> Exercise details
Copy the data that follows, character for character, minus the pictures.

> Dataset extract
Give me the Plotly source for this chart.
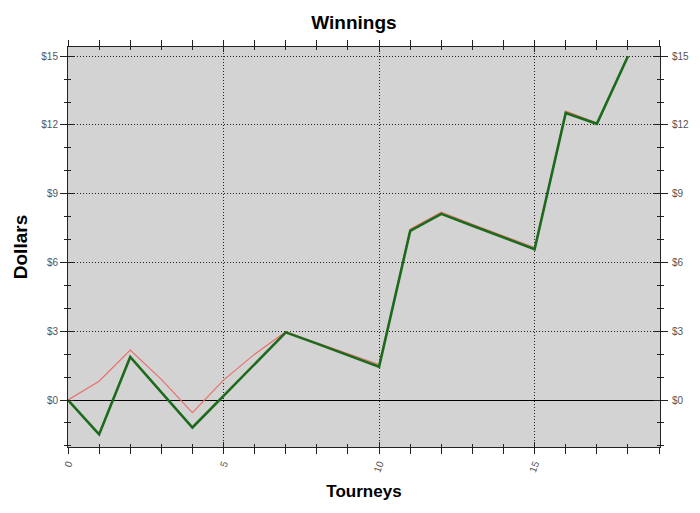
import plotly.graph_objects as go

tourneys = list(range(19))
green_vals = [0, -1.5, 1.88, 0.33, -1.2, 0.18, 1.57, 2.95, 2.46, 1.97, 1.45,
              7.38, 8.12, 7.6, 7.1, 6.58, 12.52, 12.05, 15.0]
red_vals = [0, 0.82, 2.18, 0.9, -0.55, 0.87, 2.0, 2.98, 2.5, 2.02, 1.55,
            7.45, 8.2, 7.67, 7.15, 6.65, 12.6, 12.08, 15.0]
y_tickvals = [0, 3, 6, 9, 12, 15]
y_ticktext = ["$0", "$3", "$6", "$9", "$12", "$15"]
x_tickvals = [0, 5, 10, 15]
x_ticktext = ["0", "5", "10", "15"]

fig = go.Figure()
fig.add_trace(go.Scatter(x=tourneys, y=red_vals, mode="lines",
                         line=dict(color="#e8706a", width=1.2),
                         showlegend=False, hoverinfo="skip"))
fig.add_trace(go.Scatter(x=tourneys, y=green_vals, mode="lines",
                         line=dict(color="#1c6a1c", width=2.6),
                         showlegend=False))
# invisible helper traces so the overlay axes get drawn
fig.add_trace(go.Scatter(x=tourneys, y=green_vals, mode="lines", yaxis="y2",
                         line=dict(width=0), opacity=0,
                         showlegend=False, hoverinfo="skip"))
fig.add_trace(go.Scatter(x=tourneys, y=green_vals, mode="lines",
                         xaxis="x2", yaxis="y3",
                         line=dict(width=0), opacity=0,
                         showlegend=False, hoverinfo="skip"))

xr = [0, 19.03]
yr = [-2.05, 15.4]
axcol = "#222222"
tickfont = dict(family="Arial, Liberation Sans", size=10, color="#555555")
titlefont = dict(family="Arial, Liberation Sans", size=19, color="black")
fig.update_layout(
    width=692, height=505,
    margin=dict(l=60, r=40, t=39, b=66),
    paper_bgcolor="white", plot_bgcolor="#d3d3d3",
    title=dict(text="<b>Winnings</b>", x=0.5, xanchor="center", y=0.971,
               yanchor="middle", font=titlefont),
    xaxis=dict(range=xr, tickvals=x_tickvals, ticktext=x_ticktext,
               tickangle=-70, tickfont=tickfont, automargin=False,
               showline=True, linecolor=axcol, linewidth=1,
               mirror="allticks", ticks="outside", ticklen=6, tickcolor=axcol,
               minor=dict(dtick=1, ticks="outside", ticklen=3, tickcolor=axcol,
                          showgrid=False),
               showgrid=True, gridcolor="#222222", griddash="1px,2px", gridwidth=1,
               zeroline=False,
               title=dict(text="<b>Tourneys</b>", standoff=12,
                          font=dict(family="Arial, Liberation Sans", size=17, color="black"))),
    xaxis2=dict(range=xr, overlaying="x", side="bottom", automargin=False,
                tickvals=x_tickvals, showticklabels=False,
                mirror="allticks", showline=False,
                ticks="inside", ticklen=5, tickcolor=axcol,
                minor=dict(dtick=1, ticks="inside", ticklen=3, tickcolor=axcol),
                showgrid=False, zeroline=False),
    yaxis=dict(range=yr, tickvals=y_tickvals, ticktext=y_ticktext,
               tickfont=tickfont, automargin=False,
               showline=True, linecolor=axcol, linewidth=1,
               mirror="allticks", ticks="outside", ticklen=7, tickcolor=axcol,
               minor=dict(dtick=1, ticks="outside", ticklen=3, tickcolor=axcol,
                          showgrid=False),
               showgrid=True, gridcolor="#222222", griddash="1px,2px", gridwidth=1,
               zeroline=True, zerolinecolor="black", zerolinewidth=1,
               title=dict(text="<b>Dollars</b>", standoff=8, font=titlefont)),
    yaxis2=dict(range=yr, overlaying="y", side="right", automargin=False,
                tickvals=y_tickvals, ticktext=y_ticktext, tickfont=tickfont,
                ticks="outside", ticklen=9, tickcolor="rgba(0,0,0,0)",
                showgrid=False, zeroline=False, showline=False),
    yaxis3=dict(range=yr, overlaying="y", side="left", automargin=False,
                tickvals=y_tickvals, showticklabels=False,
                mirror="allticks", showline=False,
                ticks="inside", ticklen=6, tickcolor=axcol,
                minor=dict(dtick=1, ticks="inside", ticklen=3, tickcolor=axcol),
                showgrid=False, zeroline=False),
)

fig.write_html("out.html")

> Task response
Give me the Plotly source for this chart.
import plotly.graph_objects as go

tourneys = list(range(19))
green_vals = [0, -1.5, 1.88, 0.33, -1.2, 0.18, 1.57, 2.95, 2.46, 1.97, 1.45,
              7.38, 8.12, 7.6, 7.1, 6.58, 12.52, 12.05, 15.0]
red_vals = [0, 0.82, 2.18, 0.9, -0.55, 0.87, 2.0, 2.98, 2.5, 2.02, 1.55,
            7.45, 8.2, 7.67, 7.15, 6.65, 12.6, 12.08, 15.0]
y_tickvals = [0, 3, 6, 9, 12, 15]
y_ticktext = ["$0", "$3", "$6", "$9", "$12", "$15"]
x_tickvals = [0, 5, 10, 15]
x_ticktext = ["0", "5", "10", "15"]

fig = go.Figure()
fig.add_trace(go.Scatter(x=tourneys, y=red_vals, mode="lines",
                         line=dict(color="#e8706a", width=1.2),
                         showlegend=False, hoverinfo="skip"))
fig.add_trace(go.Scatter(x=tourneys, y=green_vals, mode="lines",
                         line=dict(color="#1c6a1c", width=2.6),
                         showlegend=False))
# invisible helper traces so the overlay axes get drawn
fig.add_trace(go.Scatter(x=tourneys, y=green_vals, mode="lines", yaxis="y2",
                         line=dict(width=0), opacity=0,
                         showlegend=False, hoverinfo="skip"))
fig.add_trace(go.Scatter(x=tourneys, y=green_vals, mode="lines",
                         xaxis="x2", yaxis="y3",
                         line=dict(width=0), opacity=0,
                         showlegend=False, hoverinfo="skip"))

xr = [0, 19.03]
yr = [-2.05, 15.4]
axcol = "#222222"
tickfont = dict(family="Arial, Liberation Sans", size=10, color="#555555")
titlefont = dict(family="Arial, Liberation Sans", size=19, color="black")
fig.update_layout(
    width=692, height=505,
    margin=dict(l=60, r=40, t=39, b=66),
    paper_bgcolor="white", plot_bgcolor="#d3d3d3",
    title=dict(text="<b>Winnings</b>", x=0.5, xanchor="center", y=0.971,
               yanchor="middle", font=titlefont),
    xaxis=dict(range=xr, tickvals=x_tickvals, ticktext=x_ticktext,
               tickangle=-70, tickfont=tickfont, automargin=False,
               showline=True, linecolor=axcol, linewidth=1,
               mirror="allticks", ticks="outside", ticklen=6, tickcolor=axcol,
               minor=dict(dtick=1, ticks="outside", ticklen=3, tickcolor=axcol,
                          showgrid=False),
               showgrid=True, gridcolor="#222222", griddash="1px,2px", gridwidth=1,
               zeroline=False,
               title=dict(text="<b>Tourneys</b>", standoff=12,
                          font=dict(family="Arial, Liberation Sans", size=17, color="black"))),
    xaxis2=dict(range=xr, overlaying="x", side="bottom", automargin=False,
                tickvals=x_tickvals, showticklabels=False,
                mirror="allticks", showline=False,
                ticks="inside", ticklen=5, tickcolor=axcol,
                minor=dict(dtick=1, ticks="inside", ticklen=3, tickcolor=axcol),
                showgrid=False, zeroline=False),
    yaxis=dict(range=yr, tickvals=y_tickvals, ticktext=y_ticktext,
               tickfont=tickfont, automargin=False,
               showline=True, linecolor=axcol, linewidth=1,
               mirror="allticks", ticks="outside", ticklen=7, tickcolor=axcol,
               minor=dict(dtick=1, ticks="outside", ticklen=3, tickcolor=axcol,
                          showgrid=False),
               showgrid=True, gridcolor="#222222", griddash="1px,2px", gridwidth=1,
               zeroline=True, zerolinecolor="black", zerolinewidth=1,
               title=dict(text="<b>Dollars</b>", standoff=8, font=titlefont)),
    yaxis2=dict(range=yr, overlaying="y", side="right", automargin=False,
                tickvals=y_tickvals, ticktext=y_ticktext, tickfont=tickfont,
                ticks="outside", ticklen=9, tickcolor="rgba(0,0,0,0)",
                showgrid=False, zeroline=False, showline=False),
    yaxis3=dict(range=yr, overlaying="y", side="left", automargin=False,
                tickvals=y_tickvals, showticklabels=False,
                mirror="allticks", showline=False,
                ticks="inside", ticklen=6, tickcolor=axcol,
                minor=dict(dtick=1, ticks="inside", ticklen=3, tickcolor=axcol),
                showgrid=False, zeroline=False),
)

fig.write_html("out.html")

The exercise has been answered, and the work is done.